Summer camp for adults

If it’s mainly the solo aspect that you find intense, a group trip might be more your thing. And no, I don’t mean a mountaineering camp with Anita and Ben wanting to hike a rock at six in the morning. There are so many trips nowadays for people who want freedom but don’t want to be completely on their own. It’s never wrong to be with someone who has researched which neighborhoods you should avoid. The nice thing about those kinds of trips is that you decide how much alone time you actually want. One day you join in on all the activities, the next day you retreat with a book by the pool. No one makes a fuss about it, because most people are there with a similar idea. And there are really hundreds of variations. We all know surf camps by now, but there are also trips centered around tennis, yoga, sailing, hiking, or just enjoying good food and wine. Do you want half days of activities or a schedule that you need to recover from? Share a room or absolutely not? Three days or three weeks? There’s something for everyone.

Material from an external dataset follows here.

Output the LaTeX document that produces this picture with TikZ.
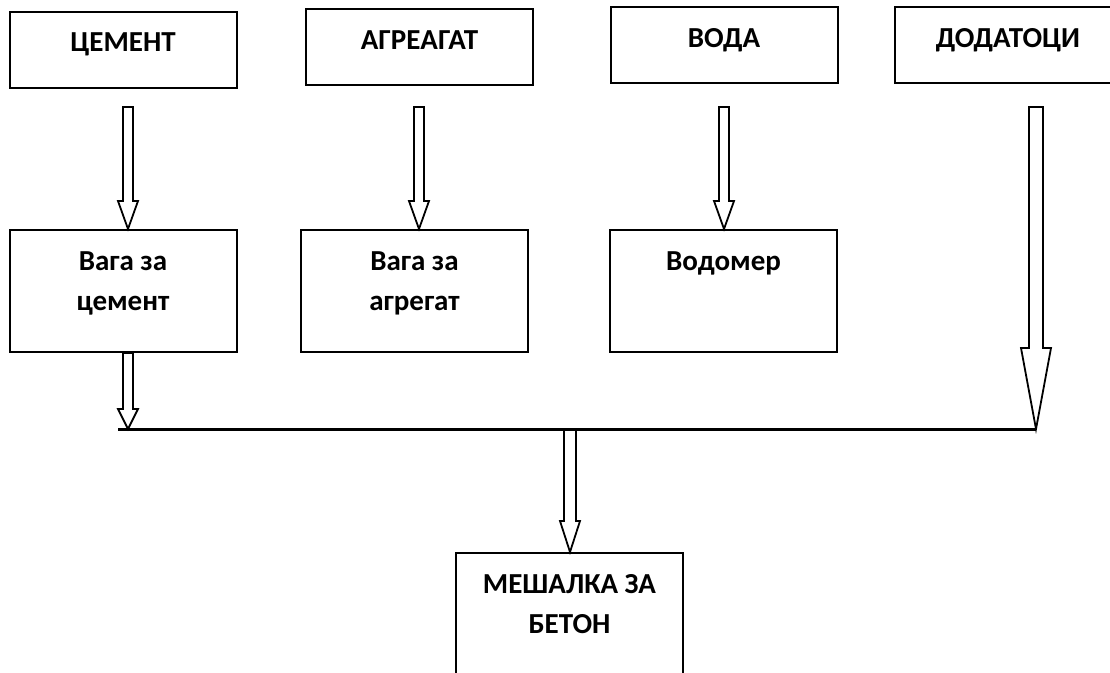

Reviews are your travel buddy

If you decide to throw yourself into the deep end, reviews can be surprisingly reassuring. They tell a story that an official description never will, and fortunately, there are usually more than enough of them. Is it a nice neighborhood? Did other women feel safe there? Are you secluded in the mountains without reception or just cozy next to a coffee shop? Those are the things you want to know before you leave. Research from Airbnb even shows that 63% of young women prefer to have contact with a host beforehand. This makes them feel more secure and allows them to navigate a city with more confidence. And that makes sense. A good host can give you tips about the neighborhood, transportation, and nice spots where locals go. That gives you a bit more peace of mind before you arrive somewhere with just yourself and a fully packed suitcase.

Solo, but not quite

And let’s also stop pretending that a solo trip means you have to completely shut yourself off from the world. It’s called solo travel, not a silent retreat. You’re allowed to talk to people, and that often makes it nicer. It’s usually not even the location that’s exciting, but just the idea that you’re alone. And even then, you don’t have to jump in completely. Someone can easily come by for a few days. A friend who joins you for the weekend, your sister who comes for dinner, or someone who happens to be nearby. That takes some pressure off while you’re still mostly on your own. And otherwise, FaceTime still exists. I think a lot of people immediately think of complete isolation when it comes to solo travel, while it actually mainly means that you decide how your trip looks. It’s your party after all.

I don’t see myself suddenly leaving for six months to the other side of Europe anytime soon. I’m really not brave enough for that yet, but the idea of something smaller is starting to sound less scary. Just a weekend away by myself, after I’ve of course obsessively read all the reviews. Who knows, it might end up being so good that Valencia suddenly doesn’t feel so far away anymore.